▶

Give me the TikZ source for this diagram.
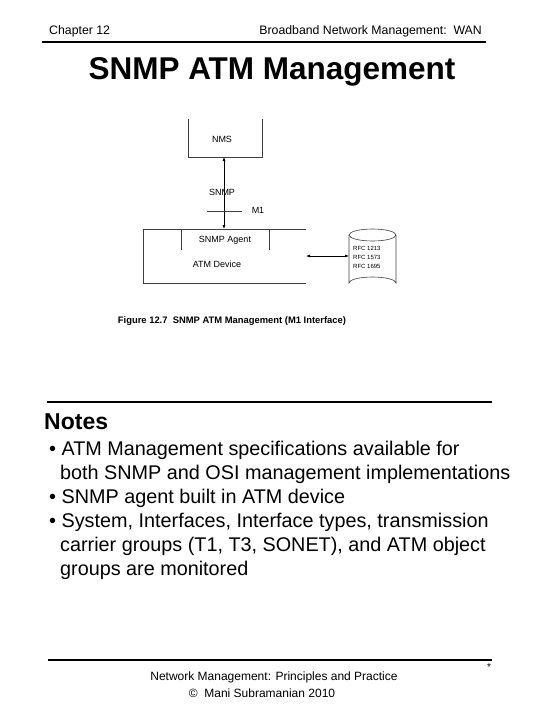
\documentclass[tikz,border=0pt]{standalone}
\usepackage{fontspec}
\setmainfont{Liberation Sans}
\usetikzlibrary{arrows.meta}
\begin{document}
\begin{tikzpicture}[x=1pt,y=-1pt,
  line/.style={draw=black!75,line width=0.6pt},
  conn/.style={draw=black,line width=0.6pt,{Latex[length=4pt,width=3pt]}-{Latex[length=4pt,width=3pt]}},
  lbl/.style={inner sep=0pt,font=\fontsize{9}{10}\selectfont},
  rule/.style={draw=black,line width=2pt},
  note/.style={anchor=base west,inner sep=0pt,font=\fontsize{19.8}{24}\selectfont}]
\useasboundingbox (0,0) rectangle (540,720);
% header
\node[anchor=base west,inner sep=0pt,font=\fontsize{12.3}{14}\selectfont] (chap) at (49,34) {Chapter 12};
\node[anchor=base east,inner sep=0pt,font=\fontsize{12.3}{14}\selectfont] (bb) at (482,34) {Broadband Network Management:\ \ WAN};
\draw[rule] (42,42) -- (486,42);
% title
\node[anchor=base,inner sep=0pt,font=\bfseries\fontsize{31.5}{36}\selectfont] (title) at (272,79) {SNMP ATM Management};
% diagram
\draw[line] (188,119) -- (188,157) -- (262,157) -- (262,119);
\node[lbl] (nms) at (222,139) {NMS};
\coordinate (nmsb) at (224,157);
\draw[line] (306,229) -- (143,229) -- (143,283) -- (306,283);
\draw[line] (181,229) -- (181,250);
\draw[line] (269,229) -- (269,250);
\coordinate (devt) at (224,229);
\coordinate (devr) at (306,256);
\node[lbl] (agent) at (225,240) {SNMP Agent};
\node[lbl] (atm) at (217,264) {ATM Device};
\draw[conn] (nmsb) -- (devt);
\node[lbl] (snmp) at (222,192) {SNMP};
\draw[line] (207,211) -- (242,211);
\node[lbl] (m1) at (258,210) {M1};
% cylinder
\draw[line] (349,235) -- (349,283) arc[start angle=180,end angle=360,x radius=23.5,y radius=6] -- (396,235);
\draw[line] (372.5,235) ellipse[x radius=23.5,y radius=6];
\coordinate (cylL) at (349,256);
\draw[conn] (devr) -- (cylL);
\node[anchor=west,inner sep=0pt,align=left,font=\fontsize{6}{9}\selectfont] (rfc) at (353,257) {RFC 1213\\RFC 1573\\RFC 1695};
% caption
\node[anchor=base,inner sep=0pt,font=\bfseries\fontsize{9.4}{11}\selectfont] (cap) at (232,323) {Figure 12.7\ \ SNMP ATM Management (M1 Interface)};
% notes
\draw[draw=black,line width=1.5pt] (47,402) -- (492,402);
\node[anchor=base west,inner sep=0pt,font=\bfseries\fontsize{23}{28}\selectfont] (notes) at (44,429) {Notes};
\node[note] (n1) at (49,455) {• ATM Management specifications available for};
\node[note] (n2) at (60,479) {both SNMP and OSI management implementations};
\node[note] (n3) at (49,503) {• SNMP agent built in ATM device};
\node[note] (n4) at (49,527) {• System, Interfaces, Interface types, transmission};
\node[note] (n5) at (60,551) {carrier groups (T1, T3, SONET), and ATM object};
\node[note] (n6) at (60,575) {groups are monitored};
% footer
\draw[draw=black,line width=1.5pt] (48,660) -- (492,660);
\node[inner sep=0pt,font=\fontsize{10}{12}\selectfont] (star) at (489,667) {*};
\node[anchor=base,inner sep=0pt,font=\fontsize{12}{14}\selectfont] (f1) at (274,680) {Network Management: Principles and Practice};
\node[anchor=base,inner sep=0pt,font=\fontsize{12}{14}\selectfont] (f2) at (262,697) {©\ \ Mani Subramanian 2010};
\end{tikzpicture}
\end{document}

◀

**PROBLEM DESCRIPTION**
Return each line of the data, keeping its wording exact and omitting pictures.

**WORKED SOLUTION**
Give me the TikZ source for this diagram.
\documentclass[tikz,border=0pt]{standalone}
\usepackage{fontspec}
\setmainfont{Liberation Sans}
\usetikzlibrary{arrows.meta}
\begin{document}
\begin{tikzpicture}[x=1pt,y=-1pt,
  line/.style={draw=black!75,line width=0.6pt},
  conn/.style={draw=black,line width=0.6pt,{Latex[length=4pt,width=3pt]}-{Latex[length=4pt,width=3pt]}},
  lbl/.style={inner sep=0pt,font=\fontsize{9}{10}\selectfont},
  rule/.style={draw=black,line width=2pt},
  note/.style={anchor=base west,inner sep=0pt,font=\fontsize{19.8}{24}\selectfont}]
\useasboundingbox (0,0) rectangle (540,720);
% header
\node[anchor=base west,inner sep=0pt,font=\fontsize{12.3}{14}\selectfont] (chap) at (49,34) {Chapter 12};
\node[anchor=base east,inner sep=0pt,font=\fontsize{12.3}{14}\selectfont] (bb) at (482,34) {Broadband Network Management:\ \ WAN};
\draw[rule] (42,42) -- (486,42);
% title
\node[anchor=base,inner sep=0pt,font=\bfseries\fontsize{31.5}{36}\selectfont] (title) at (272,79) {SNMP ATM Management};
% diagram
\draw[line] (188,119) -- (188,157) -- (262,157) -- (262,119);
\node[lbl] (nms) at (222,139) {NMS};
\coordinate (nmsb) at (224,157);
\draw[line] (306,229) -- (143,229) -- (143,283) -- (306,283);
\draw[line] (181,229) -- (181,250);
\draw[line] (269,229) -- (269,250);
\coordinate (devt) at (224,229);
\coordinate (devr) at (306,256);
\node[lbl] (agent) at (225,240) {SNMP Agent};
\node[lbl] (atm) at (217,264) {ATM Device};
\draw[conn] (nmsb) -- (devt);
\node[lbl] (snmp) at (222,192) {SNMP};
\draw[line] (207,211) -- (242,211);
\node[lbl] (m1) at (258,210) {M1};
% cylinder
\draw[line] (349,235) -- (349,283) arc[start angle=180,end angle=360,x radius=23.5,y radius=6] -- (396,235);
\draw[line] (372.5,235) ellipse[x radius=23.5,y radius=6];
\coordinate (cylL) at (349,256);
\draw[conn] (devr) -- (cylL);
\node[anchor=west,inner sep=0pt,align=left,font=\fontsize{6}{9}\selectfont] (rfc) at (353,257) {RFC 1213\\RFC 1573\\RFC 1695};
% caption
\node[anchor=base,inner sep=0pt,font=\bfseries\fontsize{9.4}{11}\selectfont] (cap) at (232,323) {Figure 12.7\ \ SNMP ATM Management (M1 Interface)};
% notes
\draw[draw=black,line width=1.5pt] (47,402) -- (492,402);
\node[anchor=base west,inner sep=0pt,font=\bfseries\fontsize{23}{28}\selectfont] (notes) at (44,429) {Notes};
\node[note] (n1) at (49,455) {• ATM Management specifications available for};
\node[note] (n2) at (60,479) {both SNMP and OSI management implementations};
\node[note] (n3) at (49,503) {• SNMP agent built in ATM device};
\node[note] (n4) at (49,527) {• System, Interfaces, Interface types, transmission};
\node[note] (n5) at (60,551) {carrier groups (T1, T3, SONET), and ATM object};
\node[note] (n6) at (60,575) {groups are monitored};
% footer
\draw[draw=black,line width=1.5pt] (48,660) -- (492,660);
\node[inner sep=0pt,font=\fontsize{10}{12}\selectfont] (star) at (489,667) {*};
\node[anchor=base,inner sep=0pt,font=\fontsize{12}{14}\selectfont] (f1) at (274,680) {Network Management: Principles and Practice};
\node[anchor=base,inner sep=0pt,font=\fontsize{12}{14}\selectfont] (f2) at (262,697) {©\ \ Mani Subramanian 2010};
\end{tikzpicture}
\end{document}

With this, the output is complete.